Следующие четыре дня были неотличимы друг от друга. Эйден с самого утра уходил на занятия, к обеду приносил полную корзину еды и всё новые и новые книги. Они громоздились уже везде, так же как и мои записи. Совершенно неудобная система свитков меня доконала на второй же день и я выпросила у Эйдена нож, нитку с иголкой и чистые свитки. До сих пор непонятно, почему в мире, где уже открыто книгопечатание, до сих пор не изобрели обычные тетради. Я, как могла, сделала себе блокнот для записей. Теперь хотя бы писать было удобнее. Чернила и перо всё ещё оставляли кучу помарок, но мне было плевать. Главное, что я сама могла разобраться в своих записях. После короткого перерыва Эйден вновь исчезал за дверью, а я продолжала погружаться в особенности этого мира. Когда больше не могла впитывать новую информацию, делала перерыв на еду и бралась за латынь. Это занятие поначалу давалось со скрипом, но мало-помалу я выработала удобный способ работы. Вместо полного перевода каждого предложения сперва прочитывала абзац целиком и конспектировала содержание. Получалось что-то вроде шпаргалок, которыми мы пользовались ещё на втором курсе.

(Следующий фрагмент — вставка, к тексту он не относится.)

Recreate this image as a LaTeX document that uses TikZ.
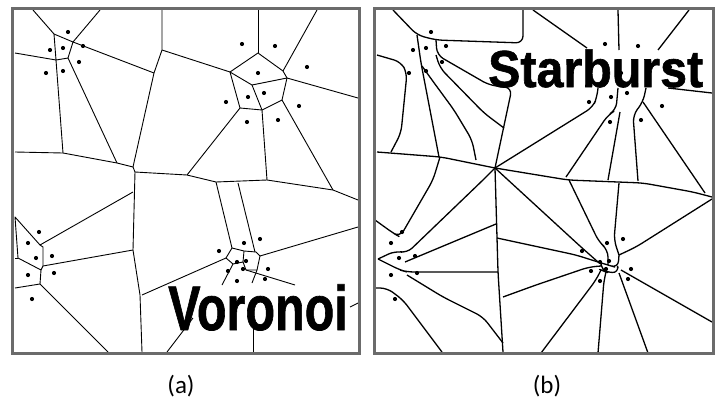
\documentclass[tikz,border=0pt]{standalone}
\usepackage{fontspec}
\newfontfamily\labelfont{Carlito}
\newfontfamily\titlefont[UprightFont={* Bold}, FakeBold=1.2]{Liberation Sans}
\tikzset{
  frame/.style={draw=black!58, line width=3pt},
  cell/.style={line width=0.9pt, line join=round},
  burst/.style={line width=1.3pt, rounded corners=7pt, line join=round},
  caption/.style={font=\labelfont\fontsize{25}{25}\selectfont},
  title/.style={font=\titlefont\fontsize{#1}{#1}\selectfont, inner sep=0pt, anchor=base west}
}
\begin{document}
\begin{tikzpicture}[x=1pt,y=-1pt]
\useasboundingbox (0,0) rectangle (716,410);

% (a) Voronoi cells
\begin{scope}[cell]
\draw (33,10) -- (54,34) -- (73,42) -- (100,10);
\draw (54,34) -- (56,60) -- (68,58) -- (73,42);
\draw (15,53) -- (56,60) -- (63,153);
\draw (68,58) -- (117,163);
\draw (73,42) -- (154,73);
\draw (162,10) -- (162,50) -- (154,73) -- (133,167);
\draw (15,152) -- (63,153) -- (117,163) -- (133,167);
\draw (162,50) -- (230,72);
\draw (230,72) -- (258,53) -- (283,71) -- (287,78) -- (282,100) -- (262,110) -- (240,108) -- cycle;
\draw (258,10) -- (258,53);
\draw (317,10) -- (283,71);
\draw (230,72) -- (252,85) -- (287,78);
\draw (252,85) -- (262,110);
\draw (287,78) -- (358,98);
\draw (240,108) -- (187,175);
\draw (262,110) -- (267,180);
\draw (282,100) -- (333,190);
\draw (133,167) -- (135,172) -- (187,175) -- (216,182) -- (267,180) -- (333,190) -- (358,200);
\draw (135,172) -- (133,250) -- (140,295) -- (142,352);
\draw (133,192) -- (40,245);
\draw (15,217) -- (40,245) -- (43,247) -- (43,266) -- (41,270) -- (18,258) -- cycle;
\draw (15,258) -- (18,258);
\draw (41,270) -- (40,284) -- (15,288);
\draw (40,284) -- (108,352);
\draw (43,266) -- (133,250);
\draw (216,182) -- (232,248);
\draw (238,183) -- (255,252);
\draw (232,248) -- (244,251) -- (256,252) -- (260,256) -- (257,270) -- (252,283);
\draw (232,248) -- (226,258) -- (233,264) -- (243,262) -- (244,251);
\draw (243,262) -- (246,270) -- (257,270);
\draw (233,264) -- (222,285);
\draw (246,270) -- (295,285);
\draw (226,258) -- (142,295);
\draw (260,256) -- (358,227);
\draw (193,318) -- (167,352);
\draw (253,317) -- (253,352);
\draw (350,307) -- (358,303);
\end{scope}

% (b) starburst cells
\begin{scope}[burst]
\draw (393,10) -- (417,35) -- (436,40) -- (523,43) -- (523,10);
\draw (417,35) -- (421,63) -- (439,157);
\draw (436,40) -- (437,55) -- (489,85) -- (512,88) -- (495,168);
\draw (436,55) -- (440,68) -- (484,113) -- (504,128);
\draw (422,66) -- (432,80) -- (454,110) -- (472,140) -- (476,160);
\draw (377,55) -- (401,62) -- (407,73) -- (401,133) -- (391,152);
\draw (377,152) -- (441,157) -- (495,168);
\draw (495,168) -- (593,107) -- (597,97) -- (598,88);
\draw (495,168) -- (568,180) -- (643,183) -- (693,192) -- (712,197);
\draw (495,168) -- (581,247) -- (598,262);
\draw (495,168) -- (498,272) -- (503,352);
\draw (375,220) -- (393,233) -- (400,237) -- (433,180) -- (440,157);
\draw (378,259) -- (395,251) -- (407,253) -- (483,180) -- (495,168);
\draw (405,262) -- (496,224);
\draw (378,259) -- (400,270) -- (407,272) -- (498,272);
\draw (407,275) -- (443,297) -- (483,317) -- (503,343);
\draw (375,288) -- (387,288) -- (403,300) -- (442,352);
\draw (533,10) -- (587,48);
\draw (618,10) -- (619,50);
\draw (689,10) -- (658,50);
\draw (668,88) -- (712,93);
\draw (618,88) -- (616,110) -- (608,115) -- (566,177);
\draw (620,112) -- (608,180);
\draw (646,88) -- (643,102) -- (633,115) -- (638,181);
\draw (643,102) -- (705,193);
\draw (569,180) -- (599,242) -- (608,250) -- (608,265);
\draw (619,183) -- (614,240) -- (619,255);
\draw (619,255) -- (636,247) -- (712,199);
\draw (497,238) -- (576,255) -- (598,262);
\draw (503,297) -- (536,285) -- (589,267) -- (601,266);
\draw (541,353) -- (596,280) -- (601,270);
\draw (598,353) -- (604,280) -- (606,272);
\draw (648,353) -- (619,273);
\draw (712,322) -- (621,270);
\draw (598,262) -- (608,265) -- (618,268) -- (619,255);
\draw (601,266) -- (601,270) -- (606,272) -- (619,273) -- (618,268);
\end{scope}

% sites, same in both panels
\foreach \dx in {0,363} {
  \foreach \px/\py in {68/32, 50/50, 63/48, 83/46, 79/62, 46/73, 63/71,
      242/44, 275/46, 307/67, 258/73, 248/97, 264/93, 226/102, 299/106, 247/122, 278/120,
      39/232, 28/243, 36/258, 52/256, 28/275, 54/273, 32/299,
      219/251, 244/243, 260/239, 237/262, 246/261, 228/271, 243/269, 268/269, 237/281, 265/279}
    \fill (\px+\dx,\py) circle (2.1);
}

\node[title=63, xscale=0.77] (voronoi) at (168,330) {Voronoi};
\node[title=52, xscale=0.93] (starburst) at (488,87) {Starburst};

\draw[frame] (12,8) rectangle (359,353);
\draw[frame] (374,8) rectangle (713,353);

\node[caption] (capa) at (181,386) {(a)};
\node[caption] (capb) at (547,386) {(b)};
\end{tikzpicture}
\end{document}
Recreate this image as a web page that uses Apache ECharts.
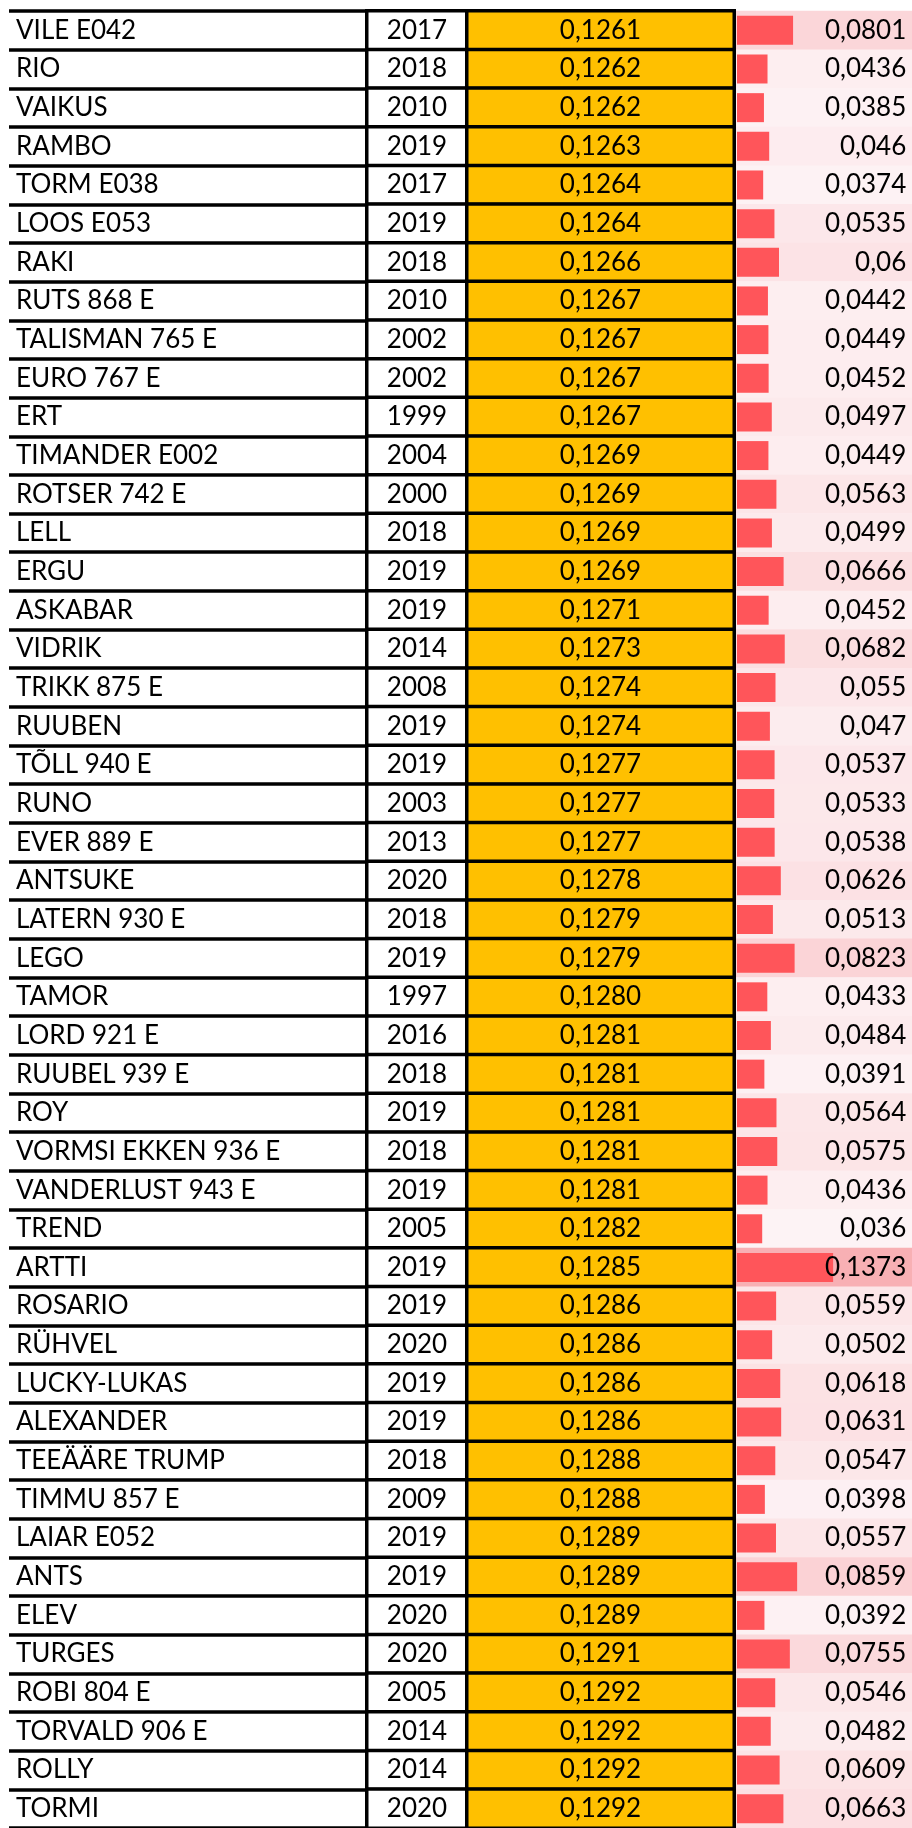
<!DOCTYPE html>
<html>
<head>
<meta charset="utf-8">
<title>Table</title>
<script src="https://cdn.jsdelivr.net/npm/echarts@6/dist/echarts.min.js"></script>
<style>
html, body { margin: 0; padding: 0; background: #fff; }
#main { width: 912px; height: 1828px; }
</style>
</head>
<body>
<div id="main"></div>
<script>
var names = ['VILE E042', 'RIO', 'VAIKUS', 'RAMBO', 'TORM E038', 'LOOS E053', 'RAKI', 'RUTS 868 E',
  'TALISMAN 765 E', 'EURO 767 E', 'ERT', 'TIMANDER E002', 'ROTSER 742 E', 'LELL', 'ERGU', 'ASKABAR',
  'VIDRIK', 'TRIKK 875 E', 'RUUBEN', 'TÕLL 940 E', 'RUNO', 'EVER 889 E', 'ANTSUKE', 'LATERN 930 E',
  'LEGO', 'TAMOR', 'LORD 921 E', 'RUUBEL 939 E', 'ROY', 'VORMSI EKKEN 936 E', 'VANDERLUST 943 E',
  'TREND', 'ARTTI', 'ROSARIO', 'RÜHVEL', 'LUCKY-LUKAS', 'ALEXANDER', 'TEEÄÄRE TRUMP', 'TIMMU 857 E',
  'LAIAR E052', 'ANTS', 'ELEV', 'TURGES', 'ROBI 804 E', 'TORVALD 906 E', 'ROLLY', 'TORMI']
var years = [2017, 2018, 2010, 2019, 2017, 2019, 2018, 2010, 2002, 2002, 1999, 2004, 2000, 2018, 2019,
  2019, 2014, 2008, 2019, 2019, 2003, 2013, 2020, 2018, 2019, 1997, 2016, 2018, 2019, 2018, 2019,
  2005, 2019, 2019, 2020, 2019, 2019, 2018, 2009, 2019, 2019, 2020, 2020, 2005, 2014, 2014, 2020]
var scores = [0.1261, 0.1262, 0.1262, 0.1263, 0.1264, 0.1264, 0.1266, 0.1267, 0.1267, 0.1267, 0.1267,
  0.1269, 0.1269, 0.1269, 0.1269, 0.1271, 0.1273, 0.1274, 0.1274, 0.1277, 0.1277, 0.1277, 0.1278,
  0.1279, 0.1279, 0.1280, 0.1281, 0.1281, 0.1281, 0.1281, 0.1281, 0.1282, 0.1285, 0.1286, 0.1286,
  0.1286, 0.1286, 0.1288, 0.1288, 0.1289, 0.1289, 0.1289, 0.1291, 0.1292, 0.1292, 0.1292, 0.1292]
var ratios = [0.0801, 0.0436, 0.0385, 0.046, 0.0374, 0.0535, 0.06, 0.0442, 0.0449, 0.0452, 0.0497,
  0.0449, 0.0563, 0.0499, 0.0666, 0.0452, 0.0682, 0.055, 0.047, 0.0537, 0.0533, 0.0538, 0.0626,
  0.0513, 0.0823, 0.0433, 0.0484, 0.0391, 0.0564, 0.0575, 0.0436, 0.036, 0.1373, 0.0559, 0.0502,
  0.0618, 0.0631, 0.0547, 0.0398, 0.0557, 0.0859, 0.0392, 0.0755, 0.0546, 0.0482, 0.0609, 0.0663]

var FONT = 'Lato'
var FS = 26
var TOP = 11
var HEIGHT = 1819
var LINE = 3.5

function comma(v) {
  return String(v).replace('.', ',')
}

// one cell per row, x = 0 (single column), value in third dim
function cells(arr) {
  return arr.map(function (v, i) { return [0, i, v] })
}

function grid(left, width) {
  return { left: left, width: width, top: TOP, height: HEIGHT }
}

function colAxis(idx) {
  return { type: 'category', gridIndex: idx, data: ['c'], show: false }
}

function rowAxis(idx) {
  return { type: 'category', gridIndex: idx, data: names, inverse: true, show: false }
}

var textStyle = { fontFamily: FONT, fontSize: FS, color: '#000' }

var myChart = echarts.init(document.getElementById('main'), null, { renderer: 'canvas' })

var option = {
  animation: false,
  backgroundColor: '#fff',
  grid: [
    grid(9, 358),
    grid(367, 100),
    grid(467, 267),
    grid(736, 176),
    grid(737, 175)
  ],
  xAxis: [
    colAxis(0), colAxis(1), colAxis(2), colAxis(3),
    { type: 'value', gridIndex: 4, min: 0, max: 0.25, show: false }
  ],
  yAxis: [
    {
      type: 'category',
      gridIndex: 0,
      data: names,
      inverse: true,
      axisLine: { show: false },
      axisTick: { show: false },
      axisLabel: {
        inside: true,
        interval: 0,
        margin: 7,
        fontFamily: FONT,
        fontSize: FS,
        color: '#000'
      },
      splitLine: { show: true, interval: 0, lineStyle: { color: '#000', width: LINE } }
    },
    rowAxis(1), rowAxis(2), rowAxis(3), rowAxis(4)
  ],
  visualMap: {
    show: false,
    seriesIndex: 2,
    dimension: 2,
    min: 0.036,
    max: 0.1373,
    inRange: { color: ['#FDF3F5', '#F8B0B4'] }
  },
  series: [
    {
      // year column
      type: 'heatmap',
      xAxisIndex: 1,
      yAxisIndex: 1,
      data: cells(years),
      itemStyle: { color: '#fff', borderColor: '#000', borderWidth: LINE },
      label: Object.assign({ show: true, position: 'inside' }, textStyle),
      emphasis: { disabled: true }
    },
    {
      // score column
      type: 'heatmap',
      xAxisIndex: 2,
      yAxisIndex: 2,
      data: cells(scores),
      itemStyle: { color: '#FFC000', borderColor: '#000', borderWidth: LINE },
      label: Object.assign({
        show: true,
        position: 'inside',
        formatter: function (p) { return comma(p.value[2].toFixed(4)) }
      }, textStyle),
      emphasis: { disabled: true }
    },
    {
      // colour scale behind the data bars
      type: 'heatmap',
      xAxisIndex: 3,
      yAxisIndex: 3,
      z: 1,
      data: cells(ratios),
      label: { show: false },
      emphasis: { disabled: true }
    },
    {
      type: 'bar',
      xAxisIndex: 4,
      yAxisIndex: 4,
      z: 2,
      data: ratios,
      barWidth: '75%',
      itemStyle: { color: '#FF555A' },
      emphasis: { disabled: true }
    },
    {
      // value text over bars
      type: 'heatmap',
      xAxisIndex: 3,
      yAxisIndex: 3,
      z: 3,
      data: cells(ratios),
      itemStyle: { color: 'rgba(0,0,0,0)' },
      label: Object.assign({
        show: true,
        position: 'insideRight',
        distance: 6,
        formatter: function (p) { return comma(p.value[2]) }
      }, textStyle),
      emphasis: { disabled: true }
    }
  ]
}

myChart.setOption(option)
</script>
</body>
</html>
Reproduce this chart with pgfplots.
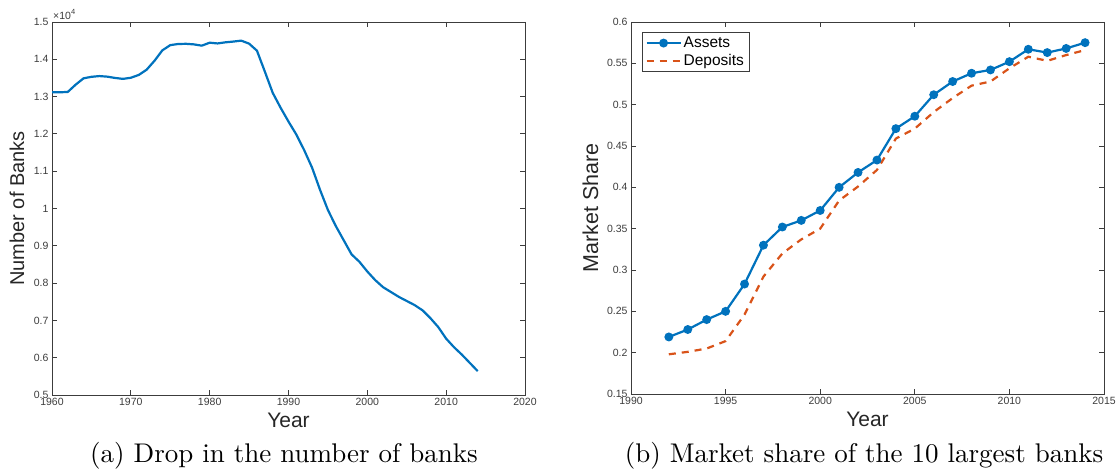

Когда я повторила вопрос касательно темы перевода, Эйден замялся. То ли сам не мог сказать, что именно он хочет найти, то ли боялся, что я не пойму. Впрочем, “замялся” — слишком плохо подходило ему. Он просто всё с таким же невозмутимым видом взял паузу и около минуты сверлил меня взглядом.
— Кровь. Всё, что может быть связано с кровью. Рецепты, поверья, легенды. Особенно обращай внимание на магию, замешанную на крови. Алхимия, проклятья, опыты на людях.
Я похолодела. Так ли безопасно находиться рядом с Эйденом? Учитывая, как высоко здесь ценится кровь таких как я. Кто знает, на какую тему он будет защищать свою выпускную работу.
— Не беспокойся. Ценность твоей крови была обнаружена гораздо позже написания этих книг. Вряд ли ты обнаружишь в них что-то, что могло бы касаться тебя напрямую. Мне всего лишь нужно знать истоки. Возможности. И если в самом крайнем случае мне понадобится кровь попаданки, я знаю куда более простой способ достать её, чем использовать тебя для этого и вскрывать тебе вены.
— Почему у вас не изучают латынь, если на ней написано столько книг?
Я поспешила сменить тему, а то от слов про вены в горле встал неприятный комок. Эйден пожал плечами.
— Это мёртвый язык. В нашем мире ею сейчас владеют не больше десятка человек. И они слишком дорожат своими привилегиями, чтобы учить других. Книги есть, а читать их некому. А вот откуда ты её знаешь? Латынь жива в вашем мире?
Я покачала головой.
— Мы учим её в университете. Хотя все книги уже давно переведены.
Его брови на секунду взметнулись вверх. Надо же, я смогла его удивить.
— Значит, у тебя есть образование. Похвально. Сколько же тебе лет?
— Двадцать. Как и тебе, примерно?
— Двадцать три. Академия принимает учащихся исключительно старше семнадцати лет. Значит, в вашем мире все могут читать на латинском?
— Нет, только историки, филологи, юристы и медики. И то не все.
— Медики — это от медицины? Целители, одним словом?
Я кивнула.
— Юристы и филологи?
— Первые занимаются судебными спорами. Вторые — изучают язык и литературу.
Он хмыкнул.
— Довольно бесполезные знания. Языку учат с ранних лет, для чего тратить время на это в университете?
— Чтобы уметь читать на латыни!
Хоть я и сама считала, что филологический факультет выпускает не таких ценных и востребованных сейчас специалистов, как технические факультеты, но презрительный тон заставил чересчур громко и с вызовом бросить последнюю фразу.
— То есть ты из филологов. Ясно.
Он вернулся к своим занятиям, а я вновь уткнулась в книгу. Внутри кипела обида, хоть я и понимала, что обижаться особо не на что. Я и сама выбрала филфак в том числе по причине “легче поступить”. На первом месте стояла любовь к чтению, на втором — не такой высокий конкурс, как на престижных факультетах, и только на третьем — желание в будущем связать свою жизнь с окололитературной темой. Стать журналистом или работать в издательстве. В семнадцать лет сложно однозначно сказать, кем ты хочешь быть. Порой люди и в тридцать, и в сорок лет с трудом отвечают на этот вопрос. Что уж говорить о вчерашних школьниках.